Material for this task:
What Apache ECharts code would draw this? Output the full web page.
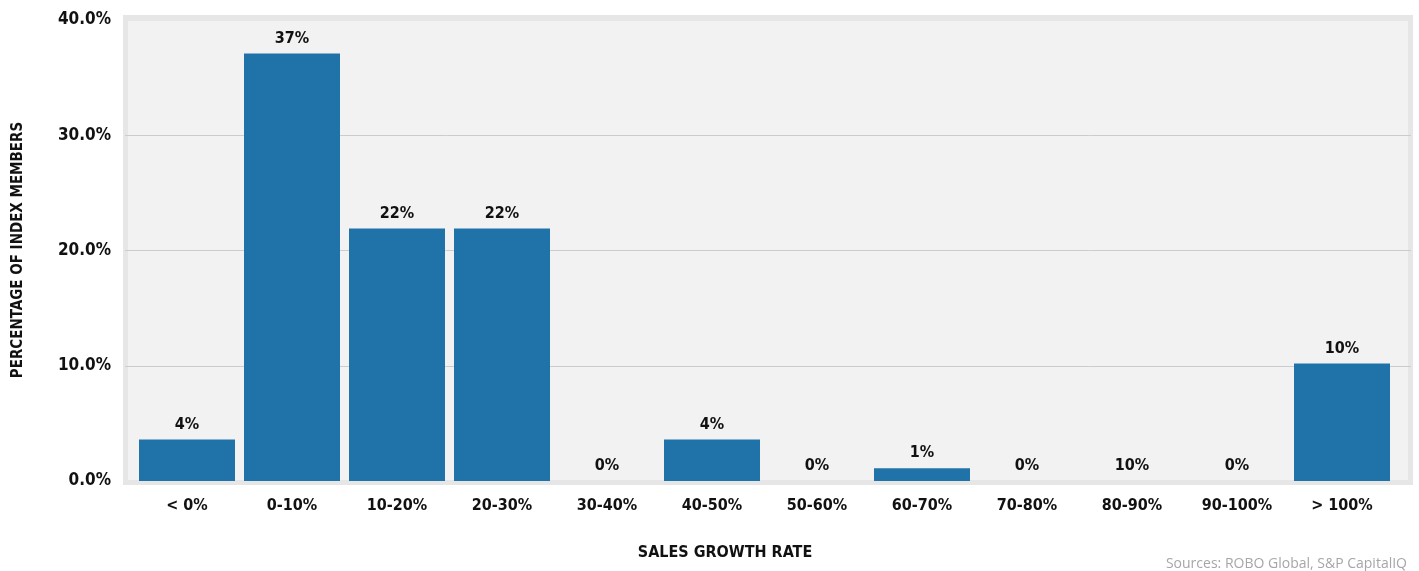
<!DOCTYPE html>
<html><head><meta charset="utf-8">
<script src="https://cdn.jsdelivr.net/npm/echarts@6/dist/echarts.min.js"></script>
<style>html,body{margin:0;padding:0;background:#fff}#c{width:1419px;height:571px}</style>
</head><body><div id="c"></div>
<script>
const categories = ['< 0%','0-10%','10-20%','20-30%','30-40%','40-50%','50-60%','60-70%','70-80%','80-90%','90-100%','> 100%'];
const values = [3.6, 37.1, 21.9, 21.9, 0, 3.6, 0, 1.1, 0, 0, 0, 10.2];
const barLabels = ['4%','37%','22%','22%','0%','4%','0%','1%','0%','10%','0%','10%'];
const yMin = 0, yMax = 40, yStep = 10;
const yTitle = 'PERCENTAGE OF INDEX MEMBERS';
const xTitle = 'SALES GROWTH RATE';
const source = 'Sources: ROBO Global, S&P CapitalIQ';

const FONT = '"Liberation Sans Narrow","DejaVu Sans Condensed","Roboto Condensed",Arial,sans-serif';
const chart = echarts.init(document.getElementById('c'), null, {renderer:'canvas'});
chart.setOption({
  animation:false,
  backgroundColor:'#ffffff',
  grid:[
    {left:125, right:8, top:20, bottom:90},
    {left:134.5, right:24.5, top:20, bottom:90}
  ],
  graphic:[
    {type:'rect', z:-10, shape:{x:125.5, y:17.5, width:1285, height:465}, style:{fill:'#f2f2f2', stroke:'#e6e6e6', lineWidth:5}},
    {type:'text', rotation:Math.PI/2, x:18, y:250, style:{text:yTitle, font:'bold 15px '+FONT, fill:'#111', textAlign:'center', textVerticalAlign:'middle'}},
    {type:'text', x:725, y:553, style:{text:xTitle, font:'bold 16px '+FONT, fill:'#111', textAlign:'center', textVerticalAlign:'middle'}},
    {type:'text', x:1407, y:564, style:{text:source, font:'14px "Open Sans",sans-serif', fill:'#a6a6a6', textAlign:'right', textVerticalAlign:'middle'}}
  ],
  xAxis:[
    {gridIndex:0, type:'value', show:false, min:0, max:1},
    {gridIndex:1, type:'category', data:categories, axisLine:{show:false}, axisTick:{show:false},
     axisLabel:{margin:17, color:'#111', fontFamily:FONT, fontWeight:'bold', fontSize:16, interval:0}}
  ],
  yAxis:[
    {gridIndex:0, type:'value', min:yMin, max:yMax, interval:yStep,
     axisLine:{show:false}, axisTick:{show:false},
     axisLabel:{margin:14, color:'#111', fontFamily:FONT, fontWeight:'bold', fontSize:17, formatter:v=>v.toFixed(1)+'%'},
     splitLine:{show:true, lineStyle:{color:['#e6e6e6','#cccccc','#cccccc','#cccccc','#e6e6e6'], width:1}}},
    {gridIndex:1, type:'value', min:yMin, max:yMax, interval:yStep, show:false, splitLine:{show:false}}
  ],
  series:[{
    type:'bar', xAxisIndex:1, yAxisIndex:1, data:values, barWidth:96,
    itemStyle:{color:'#1f73a9'},
    label:{show:true, position:'top', distance:7, color:'#111', fontFamily:FONT, fontWeight:'bold', fontSize:16,
      formatter:p=>barLabels[p.dataIndex]}
  }]
});
</script></body></html>
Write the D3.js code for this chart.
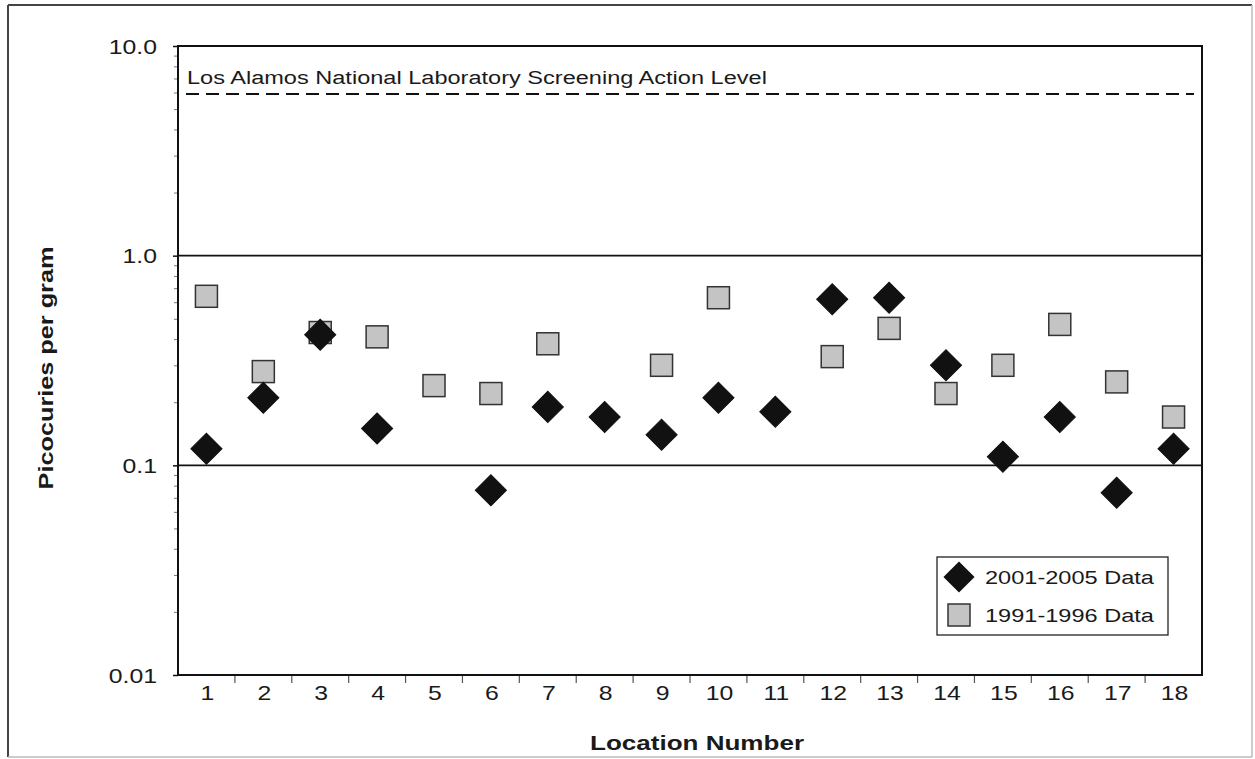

What you need to do: Take the material above from its first line through the line holding "const source = 'Sources: ROBO" and set it down exactly, without the pictures.

Answer in full:
What Apache ECharts code would draw this? Output the full web page.
<!DOCTYPE html>
<html><head><meta charset="utf-8">
<script src="https://cdn.jsdelivr.net/npm/echarts@6/dist/echarts.min.js"></script>
<style>html,body{margin:0;padding:0;background:#fff}#c{width:1419px;height:571px}</style>
</head><body><div id="c"></div>
<script>
const categories = ['< 0%','0-10%','10-20%','20-30%','30-40%','40-50%','50-60%','60-70%','70-80%','80-90%','90-100%','> 100%'];
const values = [3.6, 37.1, 21.9, 21.9, 0, 3.6, 0, 1.1, 0, 0, 0, 10.2];
const barLabels = ['4%','37%','22%','22%','0%','4%','0%','1%','0%','10%','0%','10%'];
const yMin = 0, yMax = 40, yStep = 10;
const yTitle = 'PERCENTAGE OF INDEX MEMBERS';
const xTitle = 'SALES GROWTH RATE';
const source = 'Sources: ROBO Global, S&P CapitalIQ';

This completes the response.